A Major-League Divorce
Vanessa Grigoriadis published “A Major League Divorce” in the August issue of Vanity Fair (2011). Her reporting of events involving Jamie and Frank McCourt’s divorce is a prime example of why Major League baseball should do a far more thorough job of vetting potential buyers of, or investors in, Major League baseball franchises.
It is inexcusable that people such as the McCourts, with their irresponsible sense of financial stewardship, should ever be allowed to own even a small portion of a business that enjoys the public trust.
Fortunately, MLB Commissioner Bud Selig, in his occasional wise decision-making, has taken over the Los Angeles Dodgers–rescued the team from the McCourts–and appointed Tom Schieffer as trustee of the franchise’s day-to-day activities until a responsible buyer can be found. Schieffer, onetime head of the Texas Rangers and former ambassador to Japan, and then Australia, is an excellent choice.

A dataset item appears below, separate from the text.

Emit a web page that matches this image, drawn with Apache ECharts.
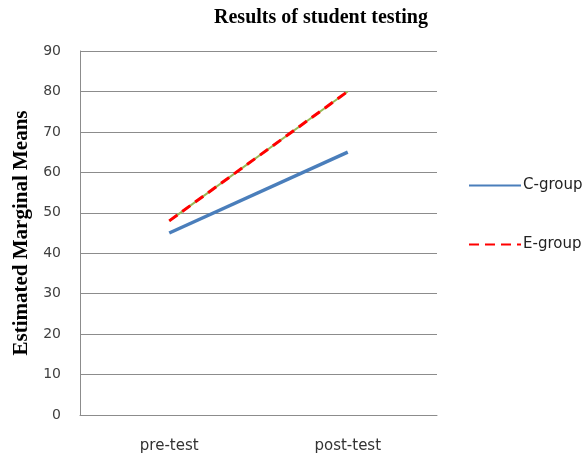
<!DOCTYPE html>
<html><head><meta charset="utf-8">
<script src="https://cdn.jsdelivr.net/npm/echarts@6/dist/echarts.min.js"></script>
<style>html,body{margin:0;padding:0;background:#fff}#c{width:584px;height:457px}</style>
</head><body><div id="c"></div>
<script>
const categories = ['pre-test', 'post-test'];
const cGroup = [45, 65];
const eGroup = [48, 80];
const yTicks = [0, 10, 20, 30, 40, 50, 60, 70, 80, 90];

const chart = echarts.init(document.getElementById('c'), null, {renderer: 'canvas'});
chart.setOption({
  animation: false,
  backgroundColor: '#fff',
  title: {
    text: 'Results of student testing',
    left: 316, top: 3, textAlign: 'center',
    textStyle: {fontFamily: 'Liberation Serif', fontWeight: 'bold', fontSize: 20, color: '#000'}
  },
  grid: {left: 80, right: 147, top: 51, bottom: 42},
  legend: {
    orient: 'vertical', left: 463, top: 173,
    itemWidth: 52, itemHeight: 18, itemGap: 44,
    data: ['C-group', 'E-group'],
    itemStyle: {opacity: 0},
    textStyle: {fontFamily: 'DejaVu Sans', fontSize: 15, color: '#222', padding: [0, 0, 0, -3]}
  },
  xAxis: {
    type: 'category', data: categories, boundaryGap: true,
    axisLine: {lineStyle: {color: '#8c8c8c', width: 1}},
    axisTick: {show: false},
    axisLabel: {fontFamily: 'DejaVu Sans', fontSize: 15, color: '#333', margin: 24}
  },
  yAxis: {
    type: 'value', min: yTicks[0], max: yTicks[yTicks.length - 1], interval: 10,
    name: 'Estimated Marginal Means', nameLocation: 'middle', nameGap: 43,
    nameTextStyle: {fontFamily: 'Liberation Serif', fontWeight: 'bold', fontSize: 21, color: '#000'},
    axisLine: {show: true, lineStyle: {color: '#8c8c8c', width: 1}},
    axisTick: {show: false},
    axisLabel: {fontFamily: 'DejaVu Sans', fontSize: 14, color: '#404040', margin: 19},
    splitLine: {lineStyle: {color: '#8c8c8c', width: 1}}
  },
  series: [
    {name: 'C-group', type: 'line', data: cGroup, symbol: 'none',
     lineStyle: {color: '#4a7ebb', width: 3.5}, itemStyle: {color: '#4a7ebb'}},
    {name: 'E-under', type: 'line', data: eGroup, symbol: 'none', silent: true,
     lineStyle: {color: '#98b954', width: 2}, itemStyle: {color: '#98b954'}},
    {name: 'E-group', type: 'line', data: eGroup, symbol: 'none',
     lineStyle: {color: '#ff0000', width: 3, type: [10, 6]}, itemStyle: {color: '#ff0000'}}
  ]
});
</script></body></html>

He is a capable, responsible and reasonable administrator.
True, the McCourts are not the only owners who need to be replaced in baseball. Opinions might vary on who should be on the list, but the McCourts would surely end up at the top.
Hope you enjoy Vanessa Grigoriadis’ article. She seems to have grasped the situation as well as anyone.
“The Dodgers are considered one of six or seven marquee franchises in baseball, and it is important for the sport that they be in good hands. They were founded in Brooklyn, in 1883, but left the city 75 years later. The O’Malley family, which owned a stake in the team from the 1940s until the 1990s, had wanted to move from their small and outdated ballpark at Ebbets Field to a plot of land on the corner of Flatbush and Atlantic Avenues (in fact, just about the same location where the New Jersey Nets are building their new arena). When city-planning autocrat Robert Moses refused their entreaties, offering them instead some land at the 1939 World’s Fair Grounds in Queens, the O’Malleys accepted an offer from Los Angeles to bring the team west.”
“In any case, by 2003 the Dodgers had passed from the O’Malleys to the Fox Entertainment Group subsidiary of News Corp., which had bought the team for $311 million five years earlier… The McCourts were willing to pay close to the price Fox wanted, about $421 million, and Fox didn’t seem to care how they got to that number, even if the financing was about as creative as the mortgage for a Miami condominium in 2006.”